Collegiate Times

No resolution in work session on future of Blacksburg, Auburn schools

August 31, 2010 | by Liana Bayne, associate news editor

The Montgomery County School Board met in a special work session with the Montgomery County Board of Supervisors Monday night to determine a long-term solution to a long-term problem.

The two boards, chaired by school board chairman Wendell Jones and board of supervisors chairwoman Annette Perkins, struggled to communicate concerns over safety of school buildings and tax increases while attempting to come to a consensus on a plan for the construction and repair of Blacksburg and Auburn schools.

Since the gymnasium of Blacksburg High School collapsed on Feb. 13, the school board has worked to find functional solutions to the plethora of problems the loss of a 1,200-student school has brought the county.

However, in the county’s 2006 capital plan, both Auburn High School and Auburn Middle School were identified as critical capital projects in need of repair.

Montgomery County students started school Monday, with Blacksburg High School students attending school at Blacksburg Middle School, Blacksburg Middle School students attending school at the previously unused Old Christiansburg Middle School and Auburn Middle and High School students attending schools in buildings that were constructed in the 1930s. Current solutions have all been classified as temporary.

The two boards considered five possible solutions, ranging from repairing BHS for $14.5 million and addressing Auburn’s needs at a later time to simultaneously building a new BHS, a new AHS and renovating the current AHS to become a new AMS for $124.6 million.

After the three-hour work session, no decision was made and no votes were taken. Instead, individual members presented concerns to one another and a handful of citizen observers who gathered in the auditorium of Christiansburg Middle School.

“We sure spent almost three hours, talking,” Perkins said to end the meeting. “I just want to end things here, we were not to come to any conclusion tonight and we were not to come to any decision. ... I truly leave here with a heavy heart.”

BUILDING CONCERNS

“We must have a long-term solution for Blacksburg High Schools students,” said Brenda Blackburn, schools superintendent, in her opening statement.

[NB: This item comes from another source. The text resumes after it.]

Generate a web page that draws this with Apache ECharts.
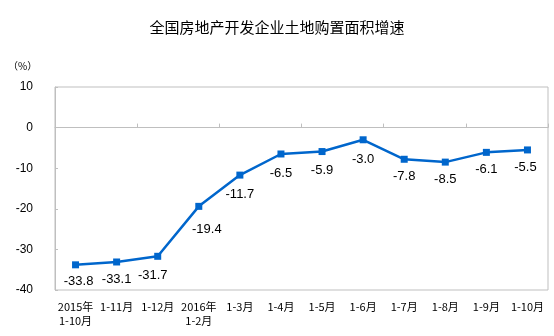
<!DOCTYPE html>
<html>
<head>
<meta charset="utf-8">
<script src="https://cdn.jsdelivr.net/npm/echarts@6/dist/echarts.min.js"></script>
<style>
  html, body { margin: 0; padding: 0; background: #fff; }
  #chart { width: 554px; height: 336px; }
</style>
</head>
<body>
<div id="chart"></div>
<script>
// Periods (cumulative months) and land purchase area growth rate, %
var categories = ['2015年\n1-10月', '1-11月', '1-12月', '2016年\n1-2月', '1-3月', '1-4月',
                  '1-5月', '1-6月', '1-7月', '1-8月', '1-9月', '1-10月'];
var growth = [-33.8, -33.1, -31.7, -19.4, -11.7, -6.5, -5.9, -3.0, -7.8, -8.5, -6.1, -5.5];
var yTicks = { min: -40, max: 10, interval: 10 };

// small nudges [dx, dy] for individual value labels
var labelNudge = [[3, 0], [0, 0], [-5, 2], [8, 6], [0, 2], [0, 2],
                  [0, 2], [0, 3], [0, 0], [0, 0], [0, 0], [-2, 0]];

var chart = echarts.init(document.getElementById('chart'));
var latin = '"Liberation Sans", Arial, "Noto Sans CJK SC", sans-serif';
var cjk = '"Noto Sans CJK SC", "Liberation Sans", sans-serif';

var seriesData = growth.map(function (v, i) {
  return { value: v, label: { offset: labelNudge[i] } };
});

chart.setOption({
  animation: false,
  title: {
    text: '全国房地产开发企业土地购置面积增速',
    left: 'center',
    top: 15,
    textStyle: { fontFamily: cjk, fontSize: 15, fontWeight: 'normal', color: '#000' }
  },
  graphic: [{
    type: 'text',
    left: 8,
    top: 61,
    style: { text: '（%）', font: '10px ' + cjk, fill: '#000' }
  }],
  grid: {
    left: 55, right: 6, top: 87, bottom: 46,
    show: true, borderColor: '#bfbfbf', borderWidth: 1
  },
  xAxis: [{
    type: 'category',
    data: categories,
    position: 'bottom',
    boundaryGap: true,
    axisLine: { show: false, onZero: false },
    axisTick: { show: false },
    axisLabel: {
      interval: 0, margin: 10, color: '#000',
      fontFamily: cjk, fontSize: 11, lineHeight: 14
    }
  }, {
    // zero line with category separators
    type: 'category',
    data: categories,
    position: 'bottom',
    boundaryGap: true,
    axisLine: { show: true, onZero: true, lineStyle: { color: '#bfbfbf', width: 1 } },
    axisTick: { show: true, inside: true, length: 4, lineStyle: { color: '#bfbfbf' } },
    axisLabel: { show: false }
  }],
  yAxis: {
    type: 'value',
    min: yTicks.min, max: yTicks.max, interval: yTicks.interval,
    axisLine: { show: true, lineStyle: { color: '#bfbfbf' } },
    axisTick: { show: true, inside: true, length: 3, lineStyle: { color: '#bfbfbf' } },
    splitLine: { show: false },
    axisLabel: { color: '#000', fontFamily: latin, fontSize: 12, margin: 22 }
  },
  series: [{
    type: 'line',
    xAxisIndex: 0,
    data: seriesData,
    symbol: 'rect',
    symbolSize: 7,
    lineStyle: { color: '#0066cc', width: 2.5 },
    itemStyle: { color: '#0066cc' },
    label: {
      show: true,
      position: 'bottom',
      distance: 7,
      color: '#000',
      fontFamily: latin,
      fontSize: 13,
      formatter: function (p) { return p.value.toFixed(1); }
    }
  }]
});
</script>
</body>
</html>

Discussion centered on whether the current BHS building could be repaired to safe standards.

Some members of both boards opposed repairing BHS.

“I need to feel, personally, that when someone says it’s safe it’s safe,” said Mary Biggs, a board of supervisors member.

Though some board members were in favor of repairing BHS to save taxpayers from the burden of potentially more than $100 million, others remained strongly opposed to what they saw as a quick fix to Blacksburg’s current problems.

“I don’t believe we fully understand the scope of the repair, and I don’t think we fully recognize the cost. It’s not going to be $14 million,” said Jones, the school board chairman.

Other board members disputed the concerns over the stability of BHS.

“You can’t go anywhere that the land in this county doesn’t have rocks and holes and caverns and it’s just part of where we live,” said Gary Creed, a board of supervisors member. “You’re probably going to have some cracks, it’s typical.”

TAX CONCERNS

However, many members, mainly of the board of supervisors, have reservations about the potential property tax hike to 17 cents per $100. Additionally, if the county borrows enough for the most expensive plan, it would likely not be able to borrow again for many years.

“Think about it,” said John Muffo, a board of supervisors member, “we won’t be able to issue debt again for another eight to 10 years. Eight to 10 years.”

Board of supervisors member Bill Brown expressed concerns over the less financially stable citizens of his district.

“There’s 80,000 people that are going to pay for the renovation for these two schools, and some of these people are afraid of losing their homes,” Brown said. “Anything higher than two cents, they don’t know where they would go.”

School board member Wat Hopkins, also a communication professor at Virginia Tech, pushed the two boards to work together and find parallel solutions to both the building and tax problems.

“It’s up to the school board to find out if (BHS is) safe,” he said. “It’s the task of the board of supervisors to deal with creative means for funding.”

The two boards left the work session with more questions and frustrations than answers or agreements.

The two boards expressed interest in holding another joint session, but no meeting is currently scheduled.